# The request
Return every line of the data below that includes the string "this".

# Record excerpts
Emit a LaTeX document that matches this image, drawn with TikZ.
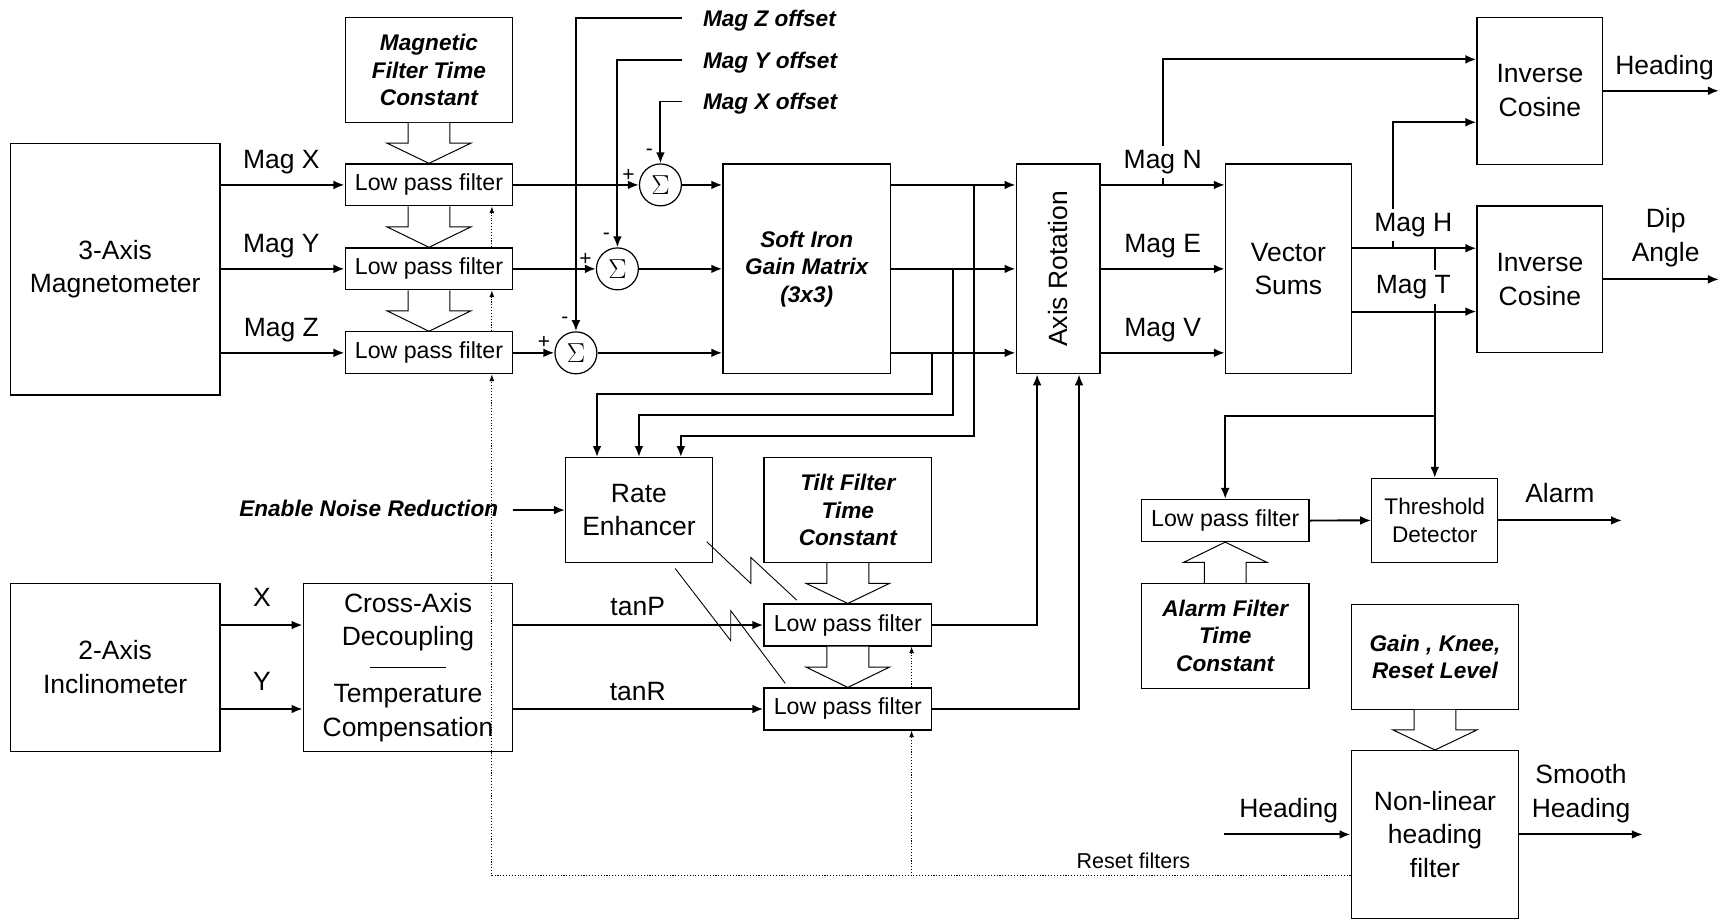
\documentclass[tikz,border=0pt]{standalone}
\usepackage{fontspec}
\usepackage{graphicx}
\setmainfont{Liberation Sans}
\usetikzlibrary{arrows.meta,calc}

\begin{document}
\begin{tikzpicture}[x=1pt,y=-1pt,
    box/.style={draw,line width=1.1pt,fill=white,inner sep=0pt,align=center,
        font=\fontsize{24}{30.5}\selectfont},
    param/.style={box,font=\fontsize{20.5}{25}\selectfont\bfseries\itshape},
    lpf/.style={box,minimum width=152pt,minimum height=38pt,
        font=\fontsize{21}{25}\selectfont},
    sum/.style={circle,draw,line width=1.1pt,fill=white,minimum size=38pt,
        inner sep=0pt,font=\fontsize{27}{30}\selectfont},
    lbl/.style={inner sep=0pt,align=center,font=\fontsize{24}{30.5}\selectfont},
    cmd/.style={inner sep=0pt,font=\fontsize{20.5}{25}\selectfont\bfseries\itshape},
    sgn/.style={inner sep=0pt,font=\fontsize{19}{22}\selectfont},
    arr/.style={line width=1.8pt,-{Latex[length=10pt,width=8pt]}},
    dots/.style={line width=0.8pt,dash pattern=on 1pt off 1.6pt,
        -{Latex[length=6pt,width=4.5pt]}},
    bolt/.style={line width=0.8pt},
    fat/.style={draw,line width=0.9pt,fill=white,
        to path={let \p1=(\tikztostart), \p2=(\tikztotarget) in
            (\x1-19pt,\y1) -- (\x1-19pt,{(\y1+\y2)/2}) -- (\x1-38pt,{(\y1+\y2)/2})
            -- (\x1,\y2) -- (\x1+38pt,{(\y1+\y2)/2}) -- (\x1+19pt,{(\y1+\y2)/2})
            -- (\x1+19pt,\y1)}}
]
\useasboundingbox (0,0) rectangle (1568,835);

% magnetometer chain
\node[box,minimum width=190pt,minimum height=228pt] (mag) at (104.4,244) {3-Axis\\Magnetometer};
\node[param,minimum width=152pt,minimum height=95pt] (mft) at (388.8,63.4) {Magnetic\\Filter Time\\Constant};
\node[lpf] (lpx) at (388.8,167.6) {Low pass filter};
\node[lpf] (lpy) at (388.8,243.7) {Low pass filter};
\node[lpf] (lpz) at (388.8,319.8) {Low pass filter};
\node[sum] (sx) at (598.6,167.6) {$\Sigma$};
\node[sum] (sy) at (559.6,243.7) {$\Sigma$};
\node[sum] (sz) at (522,319.8) {$\Sigma$};
\node[param,minimum width=152pt,minimum height=190pt] (soft) at (731.2,243.7) {Soft Iron\\Gain Matrix\\(3x3)};
\node[box,minimum width=76pt,minimum height=190pt] (axr) at (959,243.7) {\rotatebox{90}{Axis Rotation}};
\node[box,minimum width=114pt,minimum height=190pt] (vsum) at (1167.7,243.7) {Vector\\Sums};
\node[box,minimum width=114pt,minimum height=133pt] (ic1) at (1395.7,82.3) {Inverse\\Cosine};
\node[box,minimum width=114pt,minimum height=133pt] (ic2) at (1395.7,253.2) {Inverse\\Cosine};

% tilt chain
\node[box,minimum width=133pt,minimum height=95pt] (rate) at (579.1,462.3) {Rate\\Enhancer};
\node[param,minimum width=152pt,minimum height=95pt] (tilt) at (768.4,462.3) {Tilt Filter\\Time\\Constant};
\node[lpf] (lpp) at (768.4,566.5) {Low pass filter};
\node[lpf] (lpr) at (768.4,642.6) {Low pass filter};
\node[box,minimum width=190pt,minimum height=152pt] (inc) at (104.4,604.8) {2-Axis\\Inclinometer};
\node[box,minimum width=190pt,minimum height=152pt] (cad) at (369.8,604.8) {Cross-Axis\\Decoupling\\[21pt]Temperature\\Compensation};

% alarm and heading filter
\node[lpf] (lpa) at (1110.5,471.8) {Low pass filter};
\node[box,minimum width=114pt,minimum height=76pt,font=\fontsize{20.5}{25.5}\selectfont] (thr) at (1300.4,471.7) {Threshold\\Detector};
\node[param,minimum width=152pt,minimum height=95pt] (atc) at (1110.5,576.3) {Alarm Filter\\Time\\Constant};
\node[param,minimum width=152pt,minimum height=95pt] (gkr) at (1300.6,595.4) {Gain , Knee,\\Reset Level};
\node[box,minimum width=152pt,minimum height=152pt] (nlh) at (1300.6,756.3) {Non-linear\\heading\\filter};

\draw[line width=1.1pt] ([xshift=-34pt]cad.center) -- ([xshift=34pt]cad.center);

% free ends and junctions
\coordinate (ox) at (617.8,92);
\coordinate (oy) at (617.8,54.4);
\coordinate (oz) at (617.8,16);
\coordinate (j1) at (883,167.6);
\coordinate (j2) at (864,243.7);
\coordinate (j3) at (845,319.8);
\coordinate (jn) at (1053.8,167.6);
\coordinate (jh) at (1262.9,225);
\coordinate (mt) at (1300.5,282.4);
\coordinate (ja) at (1300.5,376.9);
\coordinate (hout) at (1558,82.3);
\coordinate (dout) at (1558,253.2);
\coordinate (aout) at (1470.2,471.7);
\coordinate (en) at (464.7,462.3);
\coordinate (hin) at (1109.8,756.3);
\coordinate (sout) at (1489,756.3);
\coordinate (r2) at (826.2,793.9);

% hollow arrows
\draw[fat] (mft.south) to (lpx.north);
\draw[fat] (lpx.south) to (lpy.north);
\draw[fat] (lpy.south) to (lpz.north);
\draw[fat] (tilt.south) to (lpp.north);
\draw[fat] (lpp.south) to (lpr.north);
\draw[fat] (atc.north) to (lpa.south);
\draw[fat] (gkr.south) to (nlh.north);

% magnetometer signals
\draw[arr] (mag.east |- lpx) -- (lpx);
\draw[arr] (mag.east |- lpy) -- (lpy);
\draw[arr] (mag.east |- lpz) -- (lpz);
\draw[arr] (lpx) -- (sx);
\draw[arr] (lpy) -- (sy);
\draw[arr] (lpz) -- (sz);
\draw[arr] (ox) -| (sx.north);
\draw[arr] (oy) -| (sy.north);
\draw[arr] (oz) -| (sz.north);
\draw[arr] (sx) -- (soft.west |- sx);
\draw[arr] (sy) -- (soft.west |- sy);
\draw[arr] (sz) -- (soft.west |- sz);
\draw[arr] (soft.east |- sx) -- (axr.west |- sx);
\draw[arr] (soft.east |- sy) -- (axr.west |- sy);
\draw[arr] (soft.east |- sz) -- (axr.west |- sz);
\draw[arr] (j1) |- ([xshift=38pt,yshift=19.3pt]rate.north) -- ([xshift=38pt]rate.north);
\draw[arr] (j2) |- ([yshift=38pt]rate.north) -- (rate.north);
\draw[arr] (j3) |- ([xshift=-38pt,yshift=56.9pt]rate.north) -- ([xshift=-38pt]rate.north);
\draw[arr] (axr.east |- sx) -- (vsum.west |- sx);
\draw[arr] (axr.east |- sy) -- (vsum.west |- sy);
\draw[arr] (axr.east |- sz) -- (vsum.west |- sz);
\draw[arr] (jn) |- ([yshift=28.5pt]ic1.west);
\draw[arr] (vsum.east |- jh) -- (ic2.west |- jh);
\draw[arr] (vsum.east |- mt) -- (ic2.west |- mt);
\draw[arr] (jh) |- ([yshift=-28.5pt]ic1.west);
\draw[arr] (ic1) -- (hout);
\draw[arr] (ic2) -- (dout);
\draw[arr] (thr.north |- jh) -- (thr.north);
\draw[arr] (ja) -| (lpa.north);
\draw[arr] (lpa) -- (thr);
\draw[arr] (thr) -- (aout);

% tilt signals
\draw[arr] (en) -- (rate);
\draw[arr] (inc.east |- lpp) -- (cad.west |- lpp);
\draw[arr] (inc.east |- lpr) -- (cad.west |- lpr);
\draw[arr] (cad.east |- lpp) -- (lpp);
\draw[arr] (cad.east |- lpr) -- (lpr);
\draw[arr] (lpp.east) -| ([xshift=-19pt]axr.south);
\draw[arr] (lpr.east) -| ([xshift=19pt]axr.south);
\draw[bolt] (640.5,491) -- (680.5,528.8) -- (680.5,505.2) -- (722.1,543.9);
\draw[bolt] (611.9,515.2) -- (662.3,580.7) -- (662.3,553.5) -- (711.7,619.4);

% heading filter and resets
\draw[arr] (hin) -- (nlh);
\draw[arr] (nlh) -- (sout);
\draw[dots] ([yshift=-37.6pt]nlh.west) -| ([xshift=57pt]lpz.south);
\draw[dots] (r2) -- ([xshift=57.8pt]lpr.south);
\draw[dots] ([xshift=57pt]lpz.north) -- ([xshift=57pt]lpy.south);
\draw[dots] ([xshift=57pt]lpy.north) -- ([xshift=57pt]lpx.south);
\draw[dots] ([xshift=57.8pt]lpr.north) -- ([xshift=57.8pt]lpp.south);

% labels
\node[lbl,anchor=base] (lmx) at (255,152.5) {Mag X};
\node[lbl,anchor=base] (lmy) at (255,228.7) {Mag Y};
\node[lbl,anchor=base] (lmz) at (255,304.8) {Mag Z};
\node[cmd,anchor=base west] (tox) at (637,99.5) {Mag X offset};
\node[cmd,anchor=base west] (toy) at (637,62) {Mag Y offset};
\node[cmd,anchor=base west] (toz) at (637,24) {Mag Z offset};
\node[sgn] (px) at (569.6,158.6) {+};
\node[sgn] (mx) at (588.6,138) {-};
\node[sgn] (py) at (530.6,234.7) {+};
\node[sgn] (my) at (549.6,214.1) {-};
\node[sgn] (pz) at (493,310.8) {+};
\node[sgn] (mz) at (512,290.2) {-};
\node[lbl,anchor=base,fill=white,inner ysep=4pt] (lmn) at (1053.8,152.5) {Mag N};
\node[lbl,anchor=base] (lme) at (1053.8,228.7) {Mag E};
\node[lbl,anchor=base] (lmv) at (1053.8,304.8) {Mag V};
\node[lbl,anchor=base,fill=white,inner ysep=4pt] (lmh) at (1281,209.9) {Mag H};
\node[lbl,anchor=base,fill=white,inner ysep=5pt] (lmt) at (1281,265.8) {Mag T};
\node[lbl,anchor=base] (lhd) at (1508.7,67.3) {Heading};
\node[lbl] (ldip) at (1509.7,215.6) {Dip\\Angle};
\node[lbl,anchor=base] (lal) at (1413.8,455.4) {Alarm};
\node[cmd,anchor=base east] (enr) at (451.7,468.4) {Enable Noise Reduction};
\node[lbl,anchor=base] (lx) at (237.5,549.9) {X};
\node[lbl,anchor=base] (ly) at (237.5,625.4) {Y};
\node[lbl,anchor=base] (ltp) at (578,558.2) {tanP};
\node[lbl,anchor=base] (ltr) at (578,634.6) {tanR};
\node[lbl,anchor=base] (lhi) at (1168,741) {Heading};
\node[lbl] (lsh) at (1433,719.3) {Smooth\\Heading};
\node[lbl,anchor=base east,font=\fontsize{19.5}{23}\selectfont] (lrs) at (1079,787.5) {Reset filters};
\end{tikzpicture}
\end{document}
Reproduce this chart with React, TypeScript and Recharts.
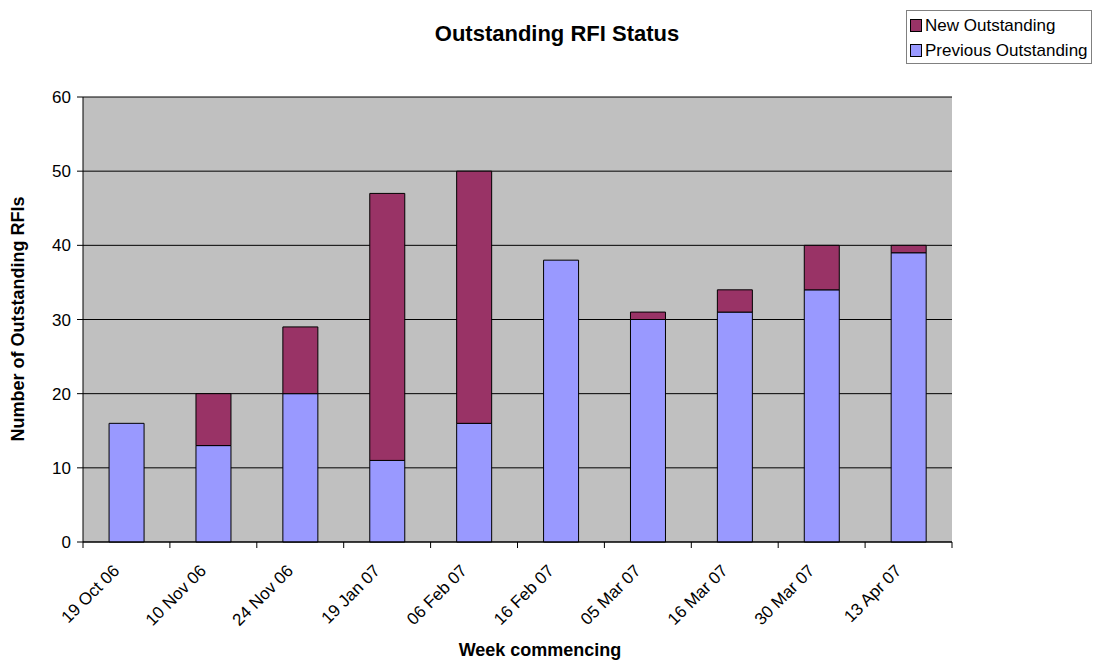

# The reply
Emit a LaTeX document that matches this image, drawn with TikZ.
Reproduce this chart with React, TypeScript and Recharts.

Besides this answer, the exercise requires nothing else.